Lastly, I have Solution G — I’ll convert List One into five levels, same as for List Three, but I will make them unequal size i.e. matching the size of the groups from List Three. If I do this for List One, it basically will look identical to List Three and comparing them would give me “net change = 0” and “nominal change = 0”. Which sounds good, but it basically means that I am “weighting” the results of List One to match the secondary lists’ ranking approach — for example, perhaps the original “weighting” would have been 9 items in Level 1 and 1 item at Level 5, but I wouldn’t know that. Instead, I’m imposing the ranking / weightings of List Two/Three’s methodology onto the pre-established list in List 1.
Summary
Solution A (Net changes, matching lists) — doesn’t work as nets out and lists aren’t matched in my applied example;
Solution B (Nominal changes, matching lists) — doesn’t work as lists are matched in my applied example;
Solution C (Re-rank List 2) — doesn’t work as no way to differentiate List 2;
Solution D (Sports tournament) — doesn’t work on similar lists, adds a methodological problem to a ranking approach;
Solution E (Average rankings) — doesn’t work as it eliminate second methodological problem but still leaves measurement of the different approaches to rankings;
Solution F (Equal chunks) — semi-works but it would still measure difference in methodology and ranking approach; and,
Solution G (Weighted chunks) — semi-works as it reflects nominal change of 0 in matching lists, but adds bias of second ranking approach.

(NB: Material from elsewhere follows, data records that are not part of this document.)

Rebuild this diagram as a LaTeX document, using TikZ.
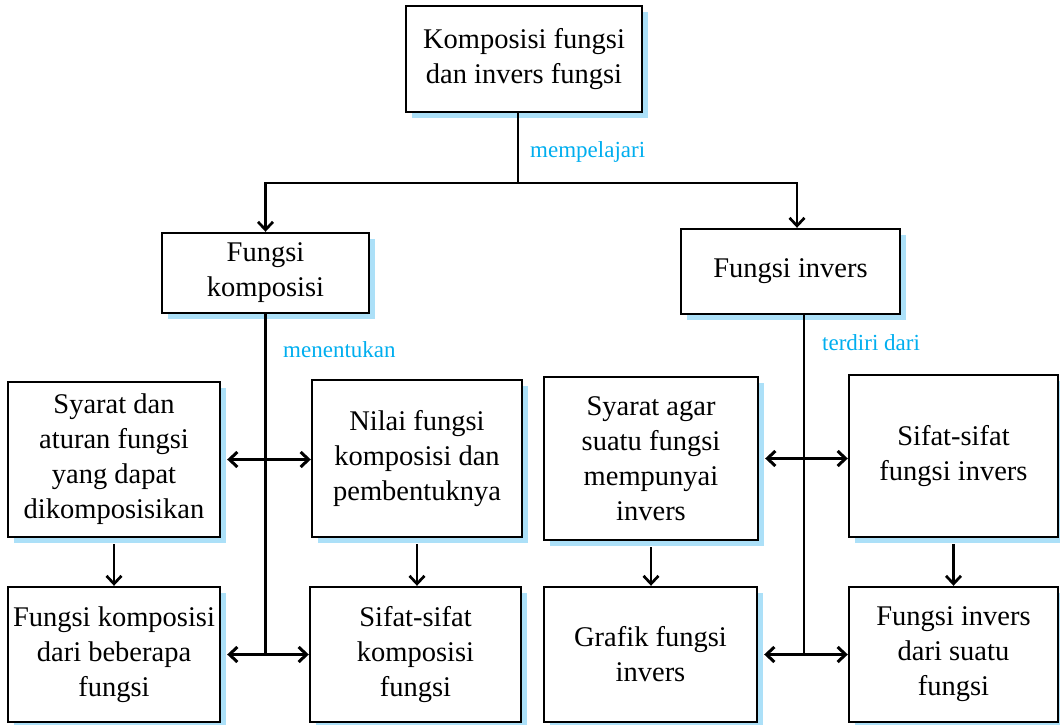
\documentclass[tikz,border=0pt]{standalone}
\usepackage{fontspec}
\setmainfont{Liberation Serif}
\usepackage{xcolor}
\usetikzlibrary{arrows.meta,positioning,shadows}

\definecolor{shadowblue}{RGB}{172,224,248}
\definecolor{labelcyan}{RGB}{0,174,239}

\begin{document}
\begin{tikzpicture}[
  x=1pt, y=-1pt,
  box/.style={draw, line width=2.4pt, fill=white,
              drop shadow={shadow xshift=6pt, shadow yshift=-6pt,
                           fill=shadowblue, opacity=1},
              align=center, inner sep=2pt,
              font=\fontsize{28.5}{35}\selectfont},
  lbl/.style={anchor=base west, inner sep=0pt, text=labelcyan,
              font=\fontsize{23}{28}\selectfont},
  line/.style={line width=2.4pt},
  arr/.style={line width=2.7pt, -{Straight Barb[length=8pt,width=15pt]}},
  arrboth/.style={line width=3pt,
                  {Straight Barb[length=8pt,width=15pt]}-{Straight Barb[length=8pt,width=15pt]}},
]
\useasboundingbox (0,0) rectangle (1060,725);

% ---- top concept ----
\node[box, minimum width=236pt, minimum height=106pt] (K) at (524,59)
  {Komposisi fungsi\\dan invers fungsi};

% ---- second level ----
\node[box, minimum width=207pt, minimum height=80pt] (FK) at (265.5,273)
  {Fungsi\\komposisi};
\node[box, minimum width=219pt, minimum height=85pt] (FI) at (790.5,271.5)
  {Fungsi invers};

% ---- third level ----
\node[box, minimum width=212pt, minimum height=155pt] (SD) at (114,459.5)
  {Syarat dan\\aturan fungsi\\yang dapat\\dikomposisikan};
\node[box, minimum width=210pt, minimum height=157pt] (NF) at (417,458.5)
  {Nilai fungsi\\komposisi dan\\pembentuknya};
\node[box, minimum width=214pt, minimum height=163pt] (SA) at (651,458.5)
  {Syarat agar\\suatu fungsi\\mempunyai\\invers};
\node[box, minimum width=209pt, minimum height=162pt] (SF) at (953.5,456)
  {Sifat-sifat\\fungsi invers};

% ---- fourth level ----
\node[box, minimum width=212pt, minimum height=135pt] (FB) at (114,654.5)
  {Fungsi komposisi\\dari beberapa\\fungsi};
\node[box, minimum width=211pt, minimum height=135pt] (SK) at (415.5,654.5)
  {Sifat-sifat\\komposisi\\fungsi};
\node[box, minimum width=213pt, minimum height=135pt] (GF) at (650.5,654.5)
  {Grafik fungsi\\invers};
\node[box, minimum width=209pt, minimum height=135pt] (FD) at (953.5,654.5)
  {Fungsi invers\\dari suatu\\fungsi};

% ---- link labels ----
\node[lbl] (lmp) at (530,157) {mempelajari};
\node[lbl] (lmn) at (283,357) {menentukan};
\node[lbl] (ltd) at (822,350) {terdiri dari};

% ---- top branching ----
\coordinate (top) at (518,183);
\draw[line] (K.south -| top) -- (top);
\draw[arr] (top) -| (FK.north);
\draw[arr] (top) -| ([xshift=6.5pt]FI.north);

% ---- left trunk ----
\draw[line] (FK.south) -- (FK.south |- FB.east);
\draw[arrboth] ([xshift=6pt]SD.east) -- (NF.west |- SD.east);
\draw[arrboth] ([xshift=6pt]FB.east) -- (SK.west);

% ---- right trunk ----
\draw[line] ([xshift=13.5pt]FI.south) -- ([xshift=13.5pt]FI.south |- GF.east);
\draw[arrboth] ([xshift=6pt]SA.east) -- (SF.west |- SA.east);
\draw[arrboth] ([xshift=6pt]GF.east) -- (FD.west);

% ---- downward links ----
\draw[arr] ([yshift=-6pt]SD.south) -- (SD.south |- FB.north);
\draw[arr] ([yshift=-6pt]NF.south) -- (NF.south |- SK.north);
\draw[arr] ([yshift=-6pt]SA.south) -- (SA.south |- GF.north);
\draw[arr] ([yshift=-6pt]SF.south) -- (SF.south |- FD.north);

\end{tikzpicture}
\end{document}
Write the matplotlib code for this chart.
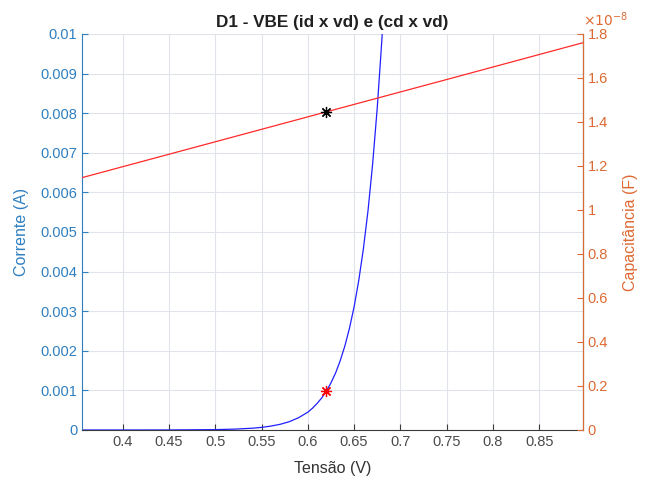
import matplotlib
matplotlib.use('Agg')
import matplotlib.pyplot as plt
from matplotlib.ticker import FuncFormatter

plt.rcParams['font.family'] = ['Liberation Sans', 'DejaVu Sans']

# diode current
vd = [0.356, 0.40, 0.45, 0.50, 0.52, 0.54, 0.55, 0.56, 0.57, 0.58, 0.59,
      0.60, 0.605, 0.61, 0.615, 0.62, 0.625, 0.63, 0.635, 0.64, 0.645, 0.65,
      0.655, 0.66, 0.665, 0.67, 0.675, 0.68, 0.685]
id_ = [0.0, 2e-7, 1.4e-6, 9.7e-6, 2.1e-5, 4.5e-5, 6.6e-5, 9.8e-5, 1.43e-4,
       2.1e-4, 3.1e-4, 4.5e-4, 5.5e-4, 6.7e-4, 8.1e-4, 9.8e-4, 1.19e-3,
       1.44e-3, 1.75e-3, 2.12e-3, 2.57e-3, 3.11e-3, 3.77e-3, 4.57e-3,
       5.53e-3, 6.71e-3, 8.13e-3, 9.85e-3, 1.19e-2]

# diffusion capacitance
vd_c = [0.356, 0.50, 0.62, 0.75, 0.897]
cd = [1.147e-8, 1.310e-8, 1.446e-8, 1.593e-8, 1.760e-8]

# operating point
vq = 0.62
iq = 9.8e-4
cq = 1.446e-8

xticks = [0.4, 0.45, 0.5, 0.55, 0.6, 0.65, 0.7, 0.75, 0.8, 0.85]
yticks = [0, 0.001, 0.002, 0.003, 0.004, 0.005, 0.006, 0.007, 0.008, 0.009, 0.01]
cticks = [0, 0.2e-8, 0.4e-8, 0.6e-8, 0.8e-8, 1.0e-8, 1.2e-8, 1.4e-8, 1.6e-8, 1.8e-8]

blue = '#2f7fc0'
orange = '#dd6a33'
dark = '#3a3a3a'
asterisk = (8, 2, 0)

fig = plt.figure(figsize=(6.49, 4.82), dpi=100)
ax = fig.add_axes([0.1264, 0.1079, 0.7714, 0.8216])

ax.plot(vd, id_, color='#2020ff', lw=0.9)
ax.plot(vq, iq, marker=asterisk, color='red', mec='red', ms=8, mew=0.9, ls='none')
ax.set_xlim(0.356, 0.897)
ax.set_ylim(0, 0.01)
ax.set_xticks(xticks)
ax.set_xticklabels([f'{t:g}' for t in xticks])
ax.set_yticks(yticks)
ax.set_yticklabels([f'{t:g}' for t in yticks])
ax.grid(True, color='#e0e4ea', lw=0.8)
ax.set_axisbelow(True)
ax.tick_params(axis='y', direction='in', colors=blue, labelsize=10.5, length=4)
ax.tick_params(axis='x', direction='in', colors=dark, labelsize=10.5, length=4,
               labelcolor='#4a4a4a')
ax.spines['left'].set_color(blue)
ax.spines['bottom'].set_color(dark)
ax.spines['top'].set_visible(False)
ax.set_ylabel('Corrente (A)', color=blue, fontsize=11.5, labelpad=8)
ax.set_xlabel('Tensão (V)', color='#333333', fontsize=11.5, labelpad=9)
ax.set_title('D1 - VBE (id x vd) e (cd x vd)', fontsize=12.3, fontweight='bold',
             color='#202020', pad=5)

ax2 = ax.twinx()
ax2.plot(vd_c, cd, color='#ff2a2a', lw=0.9)
ax2.plot(vq, cq, marker=asterisk, color='black', mec='black', ms=8, mew=0.9, ls='none')
ax2.set_ylim(0, 1.8e-8)
ax2.set_yticks(cticks)
ax2.yaxis.set_major_formatter(FuncFormatter(lambda v, p: f'{v / 1e-8:.1f}'.rstrip('0').rstrip('.') if v else '0'))
ax2.tick_params(axis='y', direction='in', colors=orange, labelsize=10.5, length=4)
ax2.spines['right'].set_color(orange)
ax2.spines['left'].set_visible(False)
ax2.spines['top'].set_visible(False)
ax2.spines['bottom'].set_visible(False)
ax2.set_ylabel('Capacitância (F)', color=orange, fontsize=11.5, labelpad=11)
ax2.text(1.0, 1.012, r'$\times10^{-8}$', transform=ax2.transAxes, color=orange,
         fontsize=10, ha='left', va='bottom')

fig.savefig('out.png', dpi=100)
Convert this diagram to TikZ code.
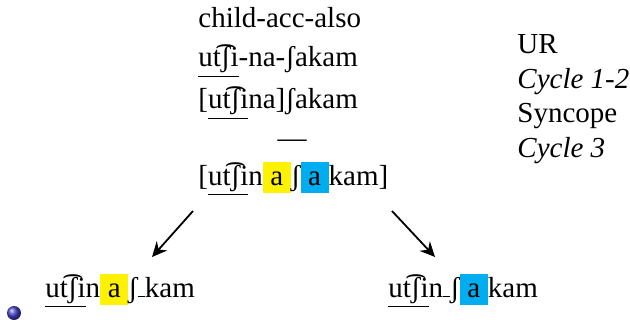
\documentclass[tikz,border=0pt]{standalone}
\usepackage{fontspec}
\setmainfont{Liberation Serif}
\usetikzlibrary{arrows.meta}
\definecolor{hlyellow}{RGB}{255,242,0}
\definecolor{hlblue}{RGB}{0,174,239}
\definecolor{ballblue}{RGB}{70,70,210}
\newcommand{\hlbox}[2]{{\setlength{\fboxsep}{0pt}\colorbox{#1}{\rule[-4pt]{0pt}{15.5pt}\hspace{3.8pt}#2\hspace{3.8pt}}}}
\newcommand{\gapmark}{\rule{3.5pt}{0.4pt}}
\begin{document}
\begin{tikzpicture}[x=0.5pt,y=-0.5pt,
  txt/.style={inner sep=0pt,anchor=base west,font=\fontsize{14.5pt}{17pt}\selectfont},
  arr/.style={line width=0.9pt,-{Stealth[length=7.5pt,width=7pt,inset=2.5pt]}}]
\useasboundingbox (0,0) rectangle (630,320);
\node[txt] (l1) at (198,28) {child-acc-also};
\node[txt] (l2) at (198,67) {\underline{ut͡ʃi}-na-ʃakam};
\node[txt] (l3) at (198,109) {[\underline{ut͡ʃi}na]ʃakam};
\node[txt,anchor=base] (dash) at (292,148) {—};
\node[txt] (l5) at (198,185) {[\underline{ut͡ʃi}n\hlbox{hlyellow}{a}ʃ\hlbox{hlblue}{a}kam]};
\node[txt] (ur) at (517,54) {UR};
\node[txt] (c12) at (517,89) {\itshape Cycle 1-2};
\node[txt] (syn) at (517,123) {Syncope};
\node[txt] (c3) at (517,157) {\itshape Cycle 3};
\node[txt] (bl) at (45,297) {\underline{ut͡ʃi}n\hlbox{hlyellow}{a}ʃ\gapmark kam};
\node[txt] (br) at (388,297) {\underline{ut͡ʃi}n\gapmark ʃ\hlbox{hlblue}{a}kam};
\coordinate (a1s) at (193,211);
\coordinate (a1e) at (152,257);
\coordinate (a2s) at (392,211);
\coordinate (a2e) at (435,257);
\draw[arr] (a1s) -- (a1e);
\draw[arr] (a2s) -- (a2e);
\node[circle,inner sep=0pt,minimum size=7pt,ball color=ballblue] (ball) at (14,313) {};
\end{tikzpicture}
\end{document}
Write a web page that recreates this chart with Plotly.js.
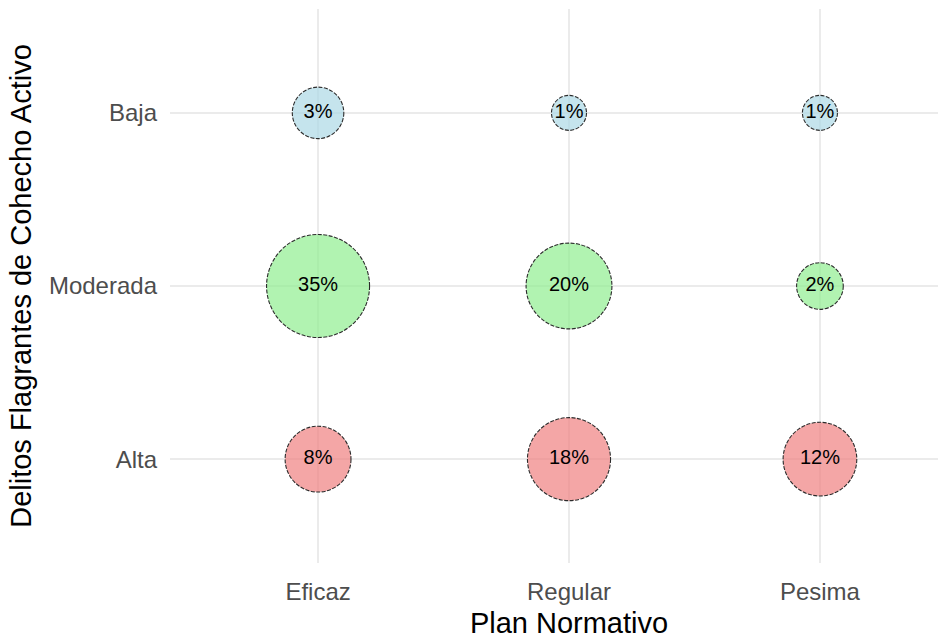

The only other thought I had was to combine the results of Solutions D, E, F, and G and take an average of the four approaches. Not sure if that helps or if I’m just compounding my methodological and ranking problems.
Would love some thoughts if anyone has any to share…FYI, this is for personal use, not a work issue, so it doesn’t have to be entirely statistically pure, but I would like a little more comfort with an approach than I have for Solution G currently.